▶ **Problem to work on**
Only the lines from the start of the data to the line containing "(0,0) rectangle (29.9,-10.22);", both included, should be output, exactly and without pictures.

-.-.-

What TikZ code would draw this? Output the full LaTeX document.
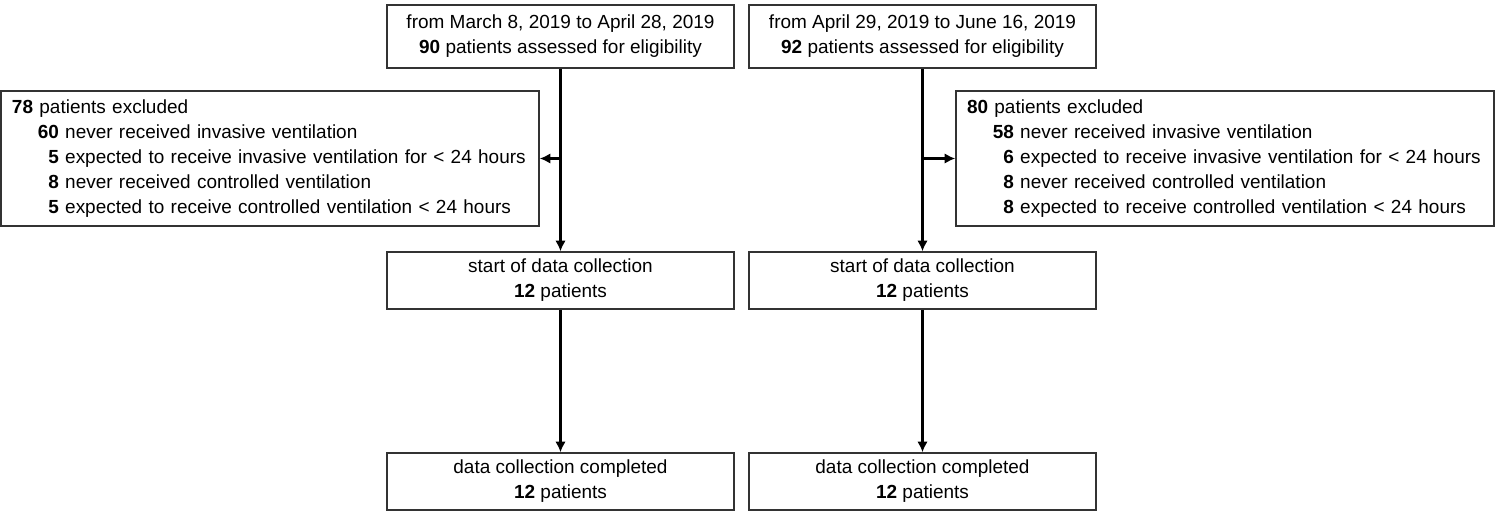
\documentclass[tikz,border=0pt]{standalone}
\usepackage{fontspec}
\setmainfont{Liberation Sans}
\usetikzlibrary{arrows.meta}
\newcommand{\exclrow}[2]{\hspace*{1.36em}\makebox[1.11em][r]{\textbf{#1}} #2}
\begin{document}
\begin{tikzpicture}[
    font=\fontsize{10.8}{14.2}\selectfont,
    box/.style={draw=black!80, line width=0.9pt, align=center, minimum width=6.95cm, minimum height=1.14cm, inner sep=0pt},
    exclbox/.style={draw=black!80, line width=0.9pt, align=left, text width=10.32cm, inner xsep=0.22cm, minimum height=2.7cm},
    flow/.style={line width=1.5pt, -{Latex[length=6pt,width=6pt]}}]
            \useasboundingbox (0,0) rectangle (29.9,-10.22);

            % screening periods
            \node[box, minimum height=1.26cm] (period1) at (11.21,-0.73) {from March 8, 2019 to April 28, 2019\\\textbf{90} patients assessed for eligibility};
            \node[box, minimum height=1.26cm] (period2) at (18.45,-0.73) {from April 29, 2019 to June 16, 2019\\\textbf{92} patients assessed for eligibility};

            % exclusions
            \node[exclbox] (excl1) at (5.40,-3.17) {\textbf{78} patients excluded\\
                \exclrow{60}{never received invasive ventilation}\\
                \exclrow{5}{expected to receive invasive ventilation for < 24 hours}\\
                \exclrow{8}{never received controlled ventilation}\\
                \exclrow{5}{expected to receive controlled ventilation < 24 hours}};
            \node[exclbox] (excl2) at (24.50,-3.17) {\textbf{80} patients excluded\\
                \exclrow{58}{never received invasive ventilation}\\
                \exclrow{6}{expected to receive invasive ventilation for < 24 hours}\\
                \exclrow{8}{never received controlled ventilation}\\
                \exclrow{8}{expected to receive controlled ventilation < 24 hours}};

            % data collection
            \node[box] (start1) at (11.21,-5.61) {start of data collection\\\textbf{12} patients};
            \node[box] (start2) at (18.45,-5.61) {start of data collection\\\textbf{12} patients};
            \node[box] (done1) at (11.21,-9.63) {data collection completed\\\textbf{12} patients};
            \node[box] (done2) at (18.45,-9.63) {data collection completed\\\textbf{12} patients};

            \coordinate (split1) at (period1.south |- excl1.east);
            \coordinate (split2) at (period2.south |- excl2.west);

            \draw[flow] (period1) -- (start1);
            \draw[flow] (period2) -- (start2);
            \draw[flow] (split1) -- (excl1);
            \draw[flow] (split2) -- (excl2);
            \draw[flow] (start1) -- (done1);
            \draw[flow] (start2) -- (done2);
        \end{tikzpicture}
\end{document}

-.-.-

▶ **Exercise answer**
What TikZ code would draw this? Output the full LaTeX document.
\documentclass[tikz,border=0pt]{standalone}
\usepackage{fontspec}
\setmainfont{Liberation Sans}
\usetikzlibrary{arrows.meta}
\newcommand{\exclrow}[2]{\hspace*{1.36em}\makebox[1.11em][r]{\textbf{#1}} #2}
\begin{document}
\begin{tikzpicture}[
    font=\fontsize{10.8}{14.2}\selectfont,
    box/.style={draw=black!80, line width=0.9pt, align=center, minimum width=6.95cm, minimum height=1.14cm, inner sep=0pt},
    exclbox/.style={draw=black!80, line width=0.9pt, align=left, text width=10.32cm, inner xsep=0.22cm, minimum height=2.7cm},
    flow/.style={line width=1.5pt, -{Latex[length=6pt,width=6pt]}}]
            \useasboundingbox (0,0) rectangle (29.9,-10.22);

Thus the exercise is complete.